In consulting, personal growth is not only low in priority, it is often discouraged. Sure, companies may give a token, “we want you to be excited about your job, it would be great if you learned about a new technology,” however the much stronger hammer of 37.5 billable hours per week and maintaining, in the mind of the consultant, a meaningless utilization rate often kills that notion.
What many consulting companies fail to realize is that everyone benefits when you allow your employees to sharpen their saw.
What happens when you allow your employees time to learn new skills?
- THE EMPLOYEE – The employee is generally much happier as they are learning and growing. Constantly being challenged keeps them out of the ‘bored and complacent’ danger zone.
- THE COMPANY – The company, in a paradoxical way, is getting more value from the employee as the sharpened saw is both more efficient and more effective than the saw that was allowed to blunt.

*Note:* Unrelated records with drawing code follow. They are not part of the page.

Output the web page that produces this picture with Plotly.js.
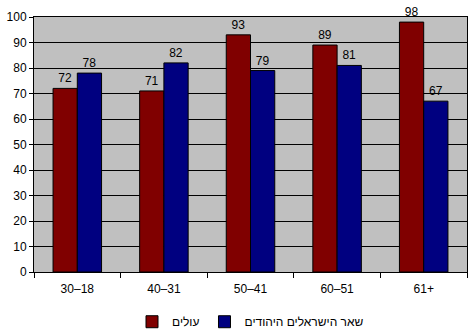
<!DOCTYPE html>
<html><head><meta charset="utf-8">
<script src="https://cdn.plot.ly/plotly-3.0.1.min.js"></script>
<style>html,body{margin:0;padding:0;background:#fff}</style>
</head><body>
<div id="chart" style="width:472px;height:335px"></div>
<script>
var categories = ["30–18", "40–31", "50–41", "60–51", "61+"];
var immigrants = [72, 71, 93, 89, 98];
var otherJews = [78, 82, 79, 81, 67];
var seriesNames = ["עולים", "שאר הישראלים היהודים"];
var yTicks = [0, 10, 20, 30, 40, 50, 60, 70, 80, 90, 100];

var font = {family: "Liberation Sans, Arial, sans-serif", size: 12, color: "#000"};
var traces = [
  {type: "bar", x: categories, y: immigrants, name: seriesNames[0],
   marker: {color: "#800000", line: {color: "#000", width: 1}},
   text: immigrants.map(String), textposition: "outside", textfont: font, cliponaxis: false},
  {type: "bar", x: categories, y: otherJews, name: seriesNames[1],
   marker: {color: "#000080", line: {color: "#000", width: 1}},
   text: otherJews.map(String), textposition: "outside", textfont: font, cliponaxis: false}
];
var layout = {
  width: 472, height: 335,
  margin: {l: 34, r: 5, t: 17, b: 63, autoexpand: false},
  paper_bgcolor: "#fff", plot_bgcolor: "#C0C0C0",
  font: font,
  barmode: "group", bargap: 0.44, bargroupgap: 0,
  showlegend: true,
  legend: {orientation: "h", x: 0.5, xanchor: "center", y: -0.195, yanchor: "middle",
           font: font, itemwidth: 30, tracegroupgap: 0},
  xaxis: {type: "category", showgrid: false, ticks: "outside", tickson: "boundaries",
          ticklen: 5, tickcolor: "#000", showline: true, linecolor: "#000", linewidth: 1,
          mirror: true, tickfont: font, ticklabelstandoff: 6, automargin: false, fixedrange: true},
  yaxis: {range: [0, 100], tickvals: yTicks, ticks: "outside", ticklen: 4, tickcolor: "#000",
          showgrid: true, gridcolor: "#000", gridwidth: 1, showline: true, linecolor: "#000",
          mirror: true, zeroline: false, tickfont: font, automargin: false, fixedrange: true}
};
Plotly.newPlot("chart", traces, layout, {displayModeBar: false, staticPlot: true});
</script>
</body></html>
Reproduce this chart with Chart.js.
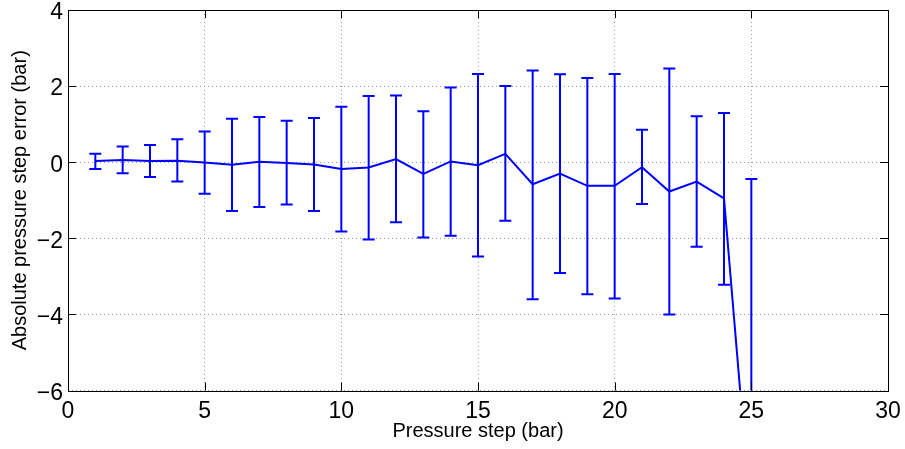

- THE CLIENT – The client benefits from getting the job done quicker. From their perspective, the faster a problem is solved, the more valuable the solution is to them.
At 33 Sticks, we have taken a different approach to analytics consulting. Unlike most analytics consulting agencies, we NEVER bill by the hour. We strongly believe that the billable hour consulting model is archaic and unfair to our clients’ best interests. Not only is it unfair to our clients, it is unfair to our employees.
Because we don’t have minimum weekly billable hour commitments or team based utilization rates, our employees are not only free to keep their saws sharp, they are strongly encouraged and supported in doing so.
I can hear the naysayers now, “yeah, that’s good and all but at our agency we have lots of work to do, we can’t afford to take time off from our client work. And so what if you learn some new skill, you aren’t really going to apply it to your client work anyway.” Perhaps. And perhaps you are just like the frustrated lumberjack who doesn’t have time to stop to sharpen his saw.
To serve as a good example for our employees, I recently began learning to use Python for Data Analysis. Was it absolutely required that I do so? Not likely, but my hands were becoming quite sore trying to use Excel to cut down massive trees. Within a short period of time, I was able to use my new found knowledge to solve a lingering problem for one of our clients. An analysis that was a struggle, I would argue near impossible, to complete using Excel was a pleasure to solve using Python — AND I’m not afraid to admit that it actually made me a little giddy.
Ultimately, empowering our employees to keep their saws sharp provides tremendous value to our clients and helps to maintain an enjoyable work environment for our employees.